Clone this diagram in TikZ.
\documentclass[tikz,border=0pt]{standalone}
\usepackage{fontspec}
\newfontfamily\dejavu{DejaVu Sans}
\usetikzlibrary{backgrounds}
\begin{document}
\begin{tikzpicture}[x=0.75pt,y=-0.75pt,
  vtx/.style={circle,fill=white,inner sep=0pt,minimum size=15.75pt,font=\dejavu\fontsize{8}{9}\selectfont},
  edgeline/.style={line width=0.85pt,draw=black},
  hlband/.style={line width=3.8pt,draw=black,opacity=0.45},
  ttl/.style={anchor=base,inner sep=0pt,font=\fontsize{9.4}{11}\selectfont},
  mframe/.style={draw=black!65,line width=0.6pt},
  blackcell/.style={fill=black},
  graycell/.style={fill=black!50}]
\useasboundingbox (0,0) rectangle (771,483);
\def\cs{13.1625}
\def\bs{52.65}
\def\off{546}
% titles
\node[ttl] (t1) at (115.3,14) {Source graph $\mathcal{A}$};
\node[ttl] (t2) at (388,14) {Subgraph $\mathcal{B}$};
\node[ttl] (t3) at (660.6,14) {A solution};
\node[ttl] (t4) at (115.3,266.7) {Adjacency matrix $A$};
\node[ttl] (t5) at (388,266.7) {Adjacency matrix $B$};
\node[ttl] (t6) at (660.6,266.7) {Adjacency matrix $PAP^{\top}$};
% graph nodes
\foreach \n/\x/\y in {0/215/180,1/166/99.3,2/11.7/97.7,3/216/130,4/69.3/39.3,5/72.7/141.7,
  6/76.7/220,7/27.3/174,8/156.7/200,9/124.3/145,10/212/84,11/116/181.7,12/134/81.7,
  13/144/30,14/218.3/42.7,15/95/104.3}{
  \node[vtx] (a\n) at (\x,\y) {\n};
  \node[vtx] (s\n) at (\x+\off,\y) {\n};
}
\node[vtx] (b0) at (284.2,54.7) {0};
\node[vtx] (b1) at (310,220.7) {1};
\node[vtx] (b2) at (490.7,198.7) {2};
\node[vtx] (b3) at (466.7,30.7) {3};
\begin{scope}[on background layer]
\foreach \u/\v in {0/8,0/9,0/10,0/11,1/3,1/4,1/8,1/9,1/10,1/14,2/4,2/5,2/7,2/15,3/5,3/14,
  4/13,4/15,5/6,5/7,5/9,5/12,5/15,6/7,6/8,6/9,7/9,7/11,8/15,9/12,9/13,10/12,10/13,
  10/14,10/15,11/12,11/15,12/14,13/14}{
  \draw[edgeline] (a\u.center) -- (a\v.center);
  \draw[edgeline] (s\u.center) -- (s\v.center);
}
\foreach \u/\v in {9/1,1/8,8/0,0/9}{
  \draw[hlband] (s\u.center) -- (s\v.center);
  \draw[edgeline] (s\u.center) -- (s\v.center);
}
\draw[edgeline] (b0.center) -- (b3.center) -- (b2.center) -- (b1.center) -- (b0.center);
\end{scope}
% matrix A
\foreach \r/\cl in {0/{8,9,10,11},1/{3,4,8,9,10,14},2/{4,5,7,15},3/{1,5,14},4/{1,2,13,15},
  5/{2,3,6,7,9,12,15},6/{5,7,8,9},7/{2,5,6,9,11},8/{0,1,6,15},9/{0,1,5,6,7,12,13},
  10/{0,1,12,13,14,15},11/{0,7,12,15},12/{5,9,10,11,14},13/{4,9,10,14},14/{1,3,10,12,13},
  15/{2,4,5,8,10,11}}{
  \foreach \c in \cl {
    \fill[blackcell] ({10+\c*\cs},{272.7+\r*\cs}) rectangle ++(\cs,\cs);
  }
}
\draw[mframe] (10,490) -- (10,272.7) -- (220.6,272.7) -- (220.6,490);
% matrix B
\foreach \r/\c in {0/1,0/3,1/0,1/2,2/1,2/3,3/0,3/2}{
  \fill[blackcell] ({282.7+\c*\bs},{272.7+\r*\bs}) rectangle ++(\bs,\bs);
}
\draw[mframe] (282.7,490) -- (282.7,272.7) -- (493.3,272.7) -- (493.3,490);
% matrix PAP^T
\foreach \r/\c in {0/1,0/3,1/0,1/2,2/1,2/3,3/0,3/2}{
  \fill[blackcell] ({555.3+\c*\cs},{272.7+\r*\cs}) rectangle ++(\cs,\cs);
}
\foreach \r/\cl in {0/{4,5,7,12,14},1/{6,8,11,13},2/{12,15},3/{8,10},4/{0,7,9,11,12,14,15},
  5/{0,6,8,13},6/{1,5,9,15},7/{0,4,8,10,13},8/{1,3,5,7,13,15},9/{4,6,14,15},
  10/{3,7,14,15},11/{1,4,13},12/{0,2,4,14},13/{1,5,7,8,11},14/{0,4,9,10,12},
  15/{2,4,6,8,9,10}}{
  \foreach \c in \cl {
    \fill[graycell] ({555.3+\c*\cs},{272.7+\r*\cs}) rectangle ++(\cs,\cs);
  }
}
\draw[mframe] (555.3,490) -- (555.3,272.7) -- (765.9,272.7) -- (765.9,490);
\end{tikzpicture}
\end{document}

____________________

**What you have to do:** Nothing in the data may differ; print all of it exactly as written.

**Result below:**
Clone this diagram in TikZ.
\documentclass[tikz,border=0pt]{standalone}
\usepackage{fontspec}
\newfontfamily\dejavu{DejaVu Sans}
\usetikzlibrary{backgrounds}
\begin{document}
\begin{tikzpicture}[x=0.75pt,y=-0.75pt,
  vtx/.style={circle,fill=white,inner sep=0pt,minimum size=15.75pt,font=\dejavu\fontsize{8}{9}\selectfont},
  edgeline/.style={line width=0.85pt,draw=black},
  hlband/.style={line width=3.8pt,draw=black,opacity=0.45},
  ttl/.style={anchor=base,inner sep=0pt,font=\fontsize{9.4}{11}\selectfont},
  mframe/.style={draw=black!65,line width=0.6pt},
  blackcell/.style={fill=black},
  graycell/.style={fill=black!50}]
\useasboundingbox (0,0) rectangle (771,483);
\def\cs{13.1625}
\def\bs{52.65}
\def\off{546}
% titles
\node[ttl] (t1) at (115.3,14) {Source graph $\mathcal{A}$};
\node[ttl] (t2) at (388,14) {Subgraph $\mathcal{B}$};
\node[ttl] (t3) at (660.6,14) {A solution};
\node[ttl] (t4) at (115.3,266.7) {Adjacency matrix $A$};
\node[ttl] (t5) at (388,266.7) {Adjacency matrix $B$};
\node[ttl] (t6) at (660.6,266.7) {Adjacency matrix $PAP^{\top}$};
% graph nodes
\foreach \n/\x/\y in {0/215/180,1/166/99.3,2/11.7/97.7,3/216/130,4/69.3/39.3,5/72.7/141.7,
  6/76.7/220,7/27.3/174,8/156.7/200,9/124.3/145,10/212/84,11/116/181.7,12/134/81.7,
  13/144/30,14/218.3/42.7,15/95/104.3}{
  \node[vtx] (a\n) at (\x,\y) {\n};
  \node[vtx] (s\n) at (\x+\off,\y) {\n};
}
\node[vtx] (b0) at (284.2,54.7) {0};
\node[vtx] (b1) at (310,220.7) {1};
\node[vtx] (b2) at (490.7,198.7) {2};
\node[vtx] (b3) at (466.7,30.7) {3};
\begin{scope}[on background layer]
\foreach \u/\v in {0/8,0/9,0/10,0/11,1/3,1/4,1/8,1/9,1/10,1/14,2/4,2/5,2/7,2/15,3/5,3/14,
  4/13,4/15,5/6,5/7,5/9,5/12,5/15,6/7,6/8,6/9,7/9,7/11,8/15,9/12,9/13,10/12,10/13,
  10/14,10/15,11/12,11/15,12/14,13/14}{
  \draw[edgeline] (a\u.center) -- (a\v.center);
  \draw[edgeline] (s\u.center) -- (s\v.center);
}
\foreach \u/\v in {9/1,1/8,8/0,0/9}{
  \draw[hlband] (s\u.center) -- (s\v.center);
  \draw[edgeline] (s\u.center) -- (s\v.center);
}
\draw[edgeline] (b0.center) -- (b3.center) -- (b2.center) -- (b1.center) -- (b0.center);
\end{scope}
% matrix A
\foreach \r/\cl in {0/{8,9,10,11},1/{3,4,8,9,10,14},2/{4,5,7,15},3/{1,5,14},4/{1,2,13,15},
  5/{2,3,6,7,9,12,15},6/{5,7,8,9},7/{2,5,6,9,11},8/{0,1,6,15},9/{0,1,5,6,7,12,13},
  10/{0,1,12,13,14,15},11/{0,7,12,15},12/{5,9,10,11,14},13/{4,9,10,14},14/{1,3,10,12,13},
  15/{2,4,5,8,10,11}}{
  \foreach \c in \cl {
    \fill[blackcell] ({10+\c*\cs},{272.7+\r*\cs}) rectangle ++(\cs,\cs);
  }
}
\draw[mframe] (10,490) -- (10,272.7) -- (220.6,272.7) -- (220.6,490);
% matrix B
\foreach \r/\c in {0/1,0/3,1/0,1/2,2/1,2/3,3/0,3/2}{
  \fill[blackcell] ({282.7+\c*\bs},{272.7+\r*\bs}) rectangle ++(\bs,\bs);
}
\draw[mframe] (282.7,490) -- (282.7,272.7) -- (493.3,272.7) -- (493.3,490);
% matrix PAP^T
\foreach \r/\c in {0/1,0/3,1/0,1/2,2/1,2/3,3/0,3/2}{
  \fill[blackcell] ({555.3+\c*\cs},{272.7+\r*\cs}) rectangle ++(\cs,\cs);
}
\foreach \r/\cl in {0/{4,5,7,12,14},1/{6,8,11,13},2/{12,15},3/{8,10},4/{0,7,9,11,12,14,15},
  5/{0,6,8,13},6/{1,5,9,15},7/{0,4,8,10,13},8/{1,3,5,7,13,15},9/{4,6,14,15},
  10/{3,7,14,15},11/{1,4,13},12/{0,2,4,14},13/{1,5,7,8,11},14/{0,4,9,10,12},
  15/{2,4,6,8,9,10}}{
  \foreach \c in \cl {
    \fill[graycell] ({555.3+\c*\cs},{272.7+\r*\cs}) rectangle ++(\cs,\cs);
  }
}
\draw[mframe] (555.3,490) -- (555.3,272.7) -- (765.9,272.7) -- (765.9,490);
\end{tikzpicture}
\end{document}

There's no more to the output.